この日は初回で、D.H.ロレンスの"England, My England"の1915年版(狙ってなかったけど100年前!)を。参加者は3年生女子2人。一人はウルフ、もう一人はモームで卒論。鋭い指摘がいくつも飛び出すのでたじたじしながら論点を整理したり、しなかったり(こういうのもきっと大事)。学部の卒論はロレンス研究者に指導してもらったこともあったので、そこから仕入れた僅かばかりの知識を披露してみる。研究対象とロレンスの関係性も書きたいし、ほどよくロレンスも押さえていかねば。

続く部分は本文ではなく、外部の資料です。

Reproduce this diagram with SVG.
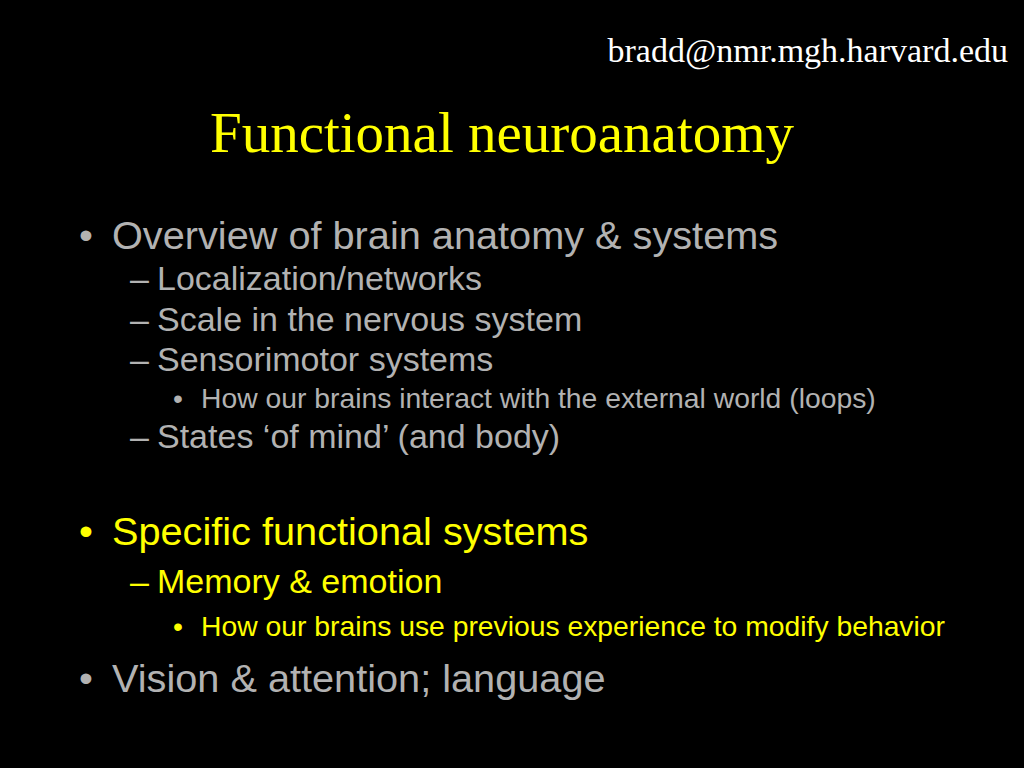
<svg xmlns="http://www.w3.org/2000/svg" width="1024" height="768" viewBox="0 0 1024 768">
<style>
.serif{font-family:"Liberation Serif","Times New Roman",serif}
.sans{font-family:"Liberation Sans",Arial,sans-serif}
.gray{fill:#B2B2B2}
.yel{fill:#FFFF00}
.l1{font-size:39.7px}
.l2{font-size:34px}
.l3{font-size:28.3px}
</style>
<rect x="0" y="0" width="1024" height="768" fill="#000"/>
<text class="serif" x="1008" y="62" font-size="34" fill="#fff" text-anchor="end">bradd@nmr.mgh.harvard.edu</text>
<text class="serif yel" x="502" y="152" font-size="57" text-anchor="middle">Functional neuroanatomy</text>
<g class="sans">
<g class="gray">
<text class="l1" x="79" y="249">•</text>
<text class="l1" x="112" y="249">Overview of brain anatomy &amp; systems</text>
<text class="l2" x="130" y="290">–</text><text class="l2" x="157" y="290">Localization/networks</text>
<text class="l2" x="130" y="331">–</text><text class="l2" x="157" y="331">Scale in the nervous system</text>
<text class="l2" x="130" y="371">–</text><text class="l2" x="157" y="371">Sensorimotor systems</text>
<text class="l3" x="173" y="408">•</text><text class="l3" x="201" y="408">How our brains interact with the external world (loops)</text>
<text class="l2" x="130" y="448">–</text><text class="l2" x="157" y="448">States ‘of mind’ (and body)</text>
</g>
<g class="yel">
<text class="l1" x="79" y="545">•</text>
<text class="l1" x="112" y="545">Specific functional systems</text>
<text class="l2" x="130" y="593">–</text><text class="l2" x="157" y="593">Memory &amp; emotion</text>
<text class="l3" x="173" y="636">•</text><text class="l3" x="201" y="636">How our brains use previous experience to modify behavior</text>
</g>
<g class="gray">
<text class="l1" x="79" y="692">•</text>
<text class="l1" x="112" y="692">Vision &amp; attention; language</text>
</g>
</g>
</svg>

 読書会後は「塾員」しか入れない万来舎で歓談。僕も一応OBですから、ふふ。この日は母校の入試がキャンパスで行われていたこともあってか(高校と大学での2ヶ所開催でなのである)、いつも(70歳くらいのおじいさんが二人でのんびりと「交歓」している)より賑わっていた。客層も若い。きっと受験生の父母に出身者が多いのだろうのと3人でいささかげんなりしながら(?)予測。この賑わいのせいで、ケーキの選択肢が少なくなっていた。ガトーショコラを後輩に譲り、ショートケーキに落ち着く。

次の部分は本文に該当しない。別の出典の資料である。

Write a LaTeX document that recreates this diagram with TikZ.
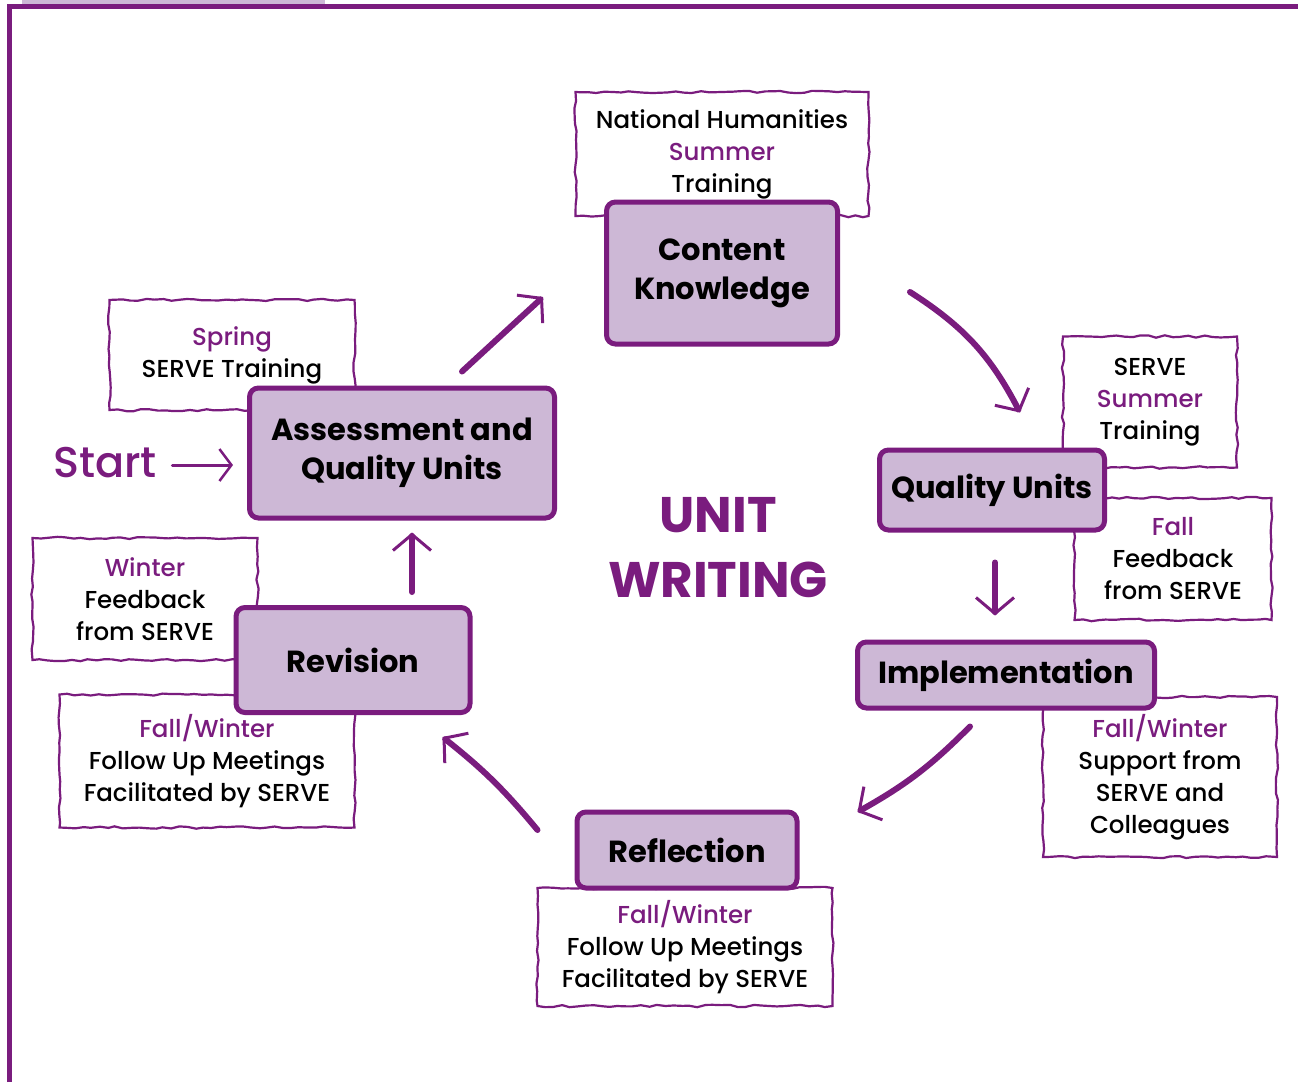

 次回はボウエンの「幻のコー」を読むことに。今後もその時々の参加者で相談しながら、テクストを決めていきますので、もしご興味ある方がいましたらぜひ。



 13日。バレンタイン前日、13日の金曜日。学部のときに属していた映画ゼミの先輩I氏の呼びかけで「映画会」なるものに久しぶりに。主催者のお友達が6人集まり、計7人。フレデリック・ワイズマン『チチカット・フォーリーズ』@渋谷ヴェーラ。初ワイズマン。現地でゼミで同学年だったM田くんに遭遇した。

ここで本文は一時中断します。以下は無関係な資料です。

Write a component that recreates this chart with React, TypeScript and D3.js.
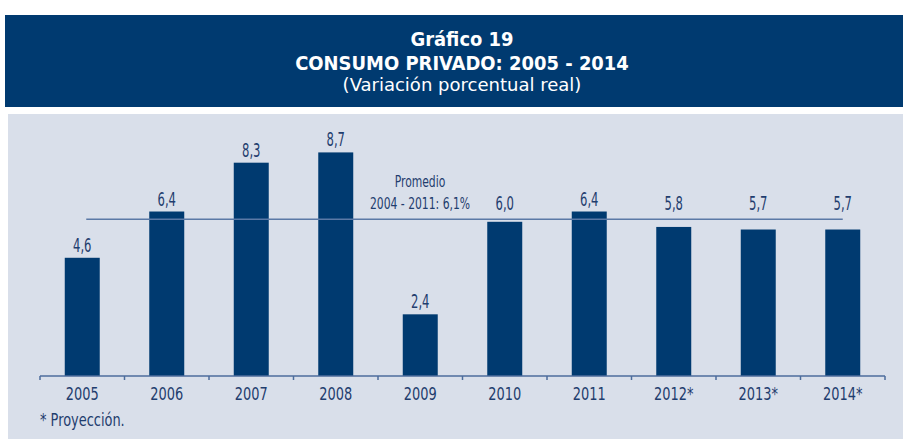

 本作品は矯正院のドキュメンタリーである、とひとまずは言える。矯正院の悪質な「実状」がスクリーン上に映し出されるわけだが、これって暴露を目的としてるわけじゃないよね、となんとなく思う。社会派的な側面があるのは否定できないだろうけども、むしろ映像とか音で「作品」として成り立っている部分が大きいと感じた。たとえば、細部を覚えていないが、食事を拒否した患者にチューブで栄養補給を図るというショークェンスに2、3回ほど挿入される同患者の納棺のシーンは大半の人間にとって最も異様な箇所として記憶されるのではないだろうか。「過去の未来」が唐突に現れるという編集ってあんまりないよねえ。フィクションでもできるのだろうか(あるいはフィクションではそのように編集して何かおもしろいところはあるのだろうか)−−とか書きつつ、ああ「フラッシュフォワード」か、と思い出す(や、でも、ちょっと違う?)。具体例は思いつかないけど、というか思うつかないから物語性を排したドキュメンタリー映像ならではの「物語」とか言えちゃうかしら(適当)。患者が脅迫的に語る内容も、その異様さ(この言葉なんだか便利だな)に慣れてしまえば、耳に心地良くなってしまうのもこの作品の醍醐味なのだろうか。

 映画の後はご飯を食べに。ビールの種類の豊富なお店がすし詰め状態だったのでワインのお店へ。やっと主催者I氏がそれぞれの参加者をどうやって出会ったかを含めながら紹介し始める。そうそう、僕とI氏は映画ゼミの初期段階で同じグループに入っていたのだった。最初の発表ではI氏が『七人の侍』を、僕が『オズの魔法使』を担当した。そのときにS先生がまとめとして、「ぼくたちの人生って『七人の侍』みたいな完璧な人材を伴うよりも、『オズ』みたいな油の足りないギスギスしたブリキとか臆病なライオンみたいな仲間とうまくやっていくもんなんですよ」という話をしたことを自分のことかのように得意げに披露するI氏。たかだが紹介で喋り過ぎと周りに釘を刺されていた。
 ほろ酔いしながら、I氏の8月(!)の失恋をひとしきりみんなでいじった後に、解散。ぼくは池袋で終電を逃す。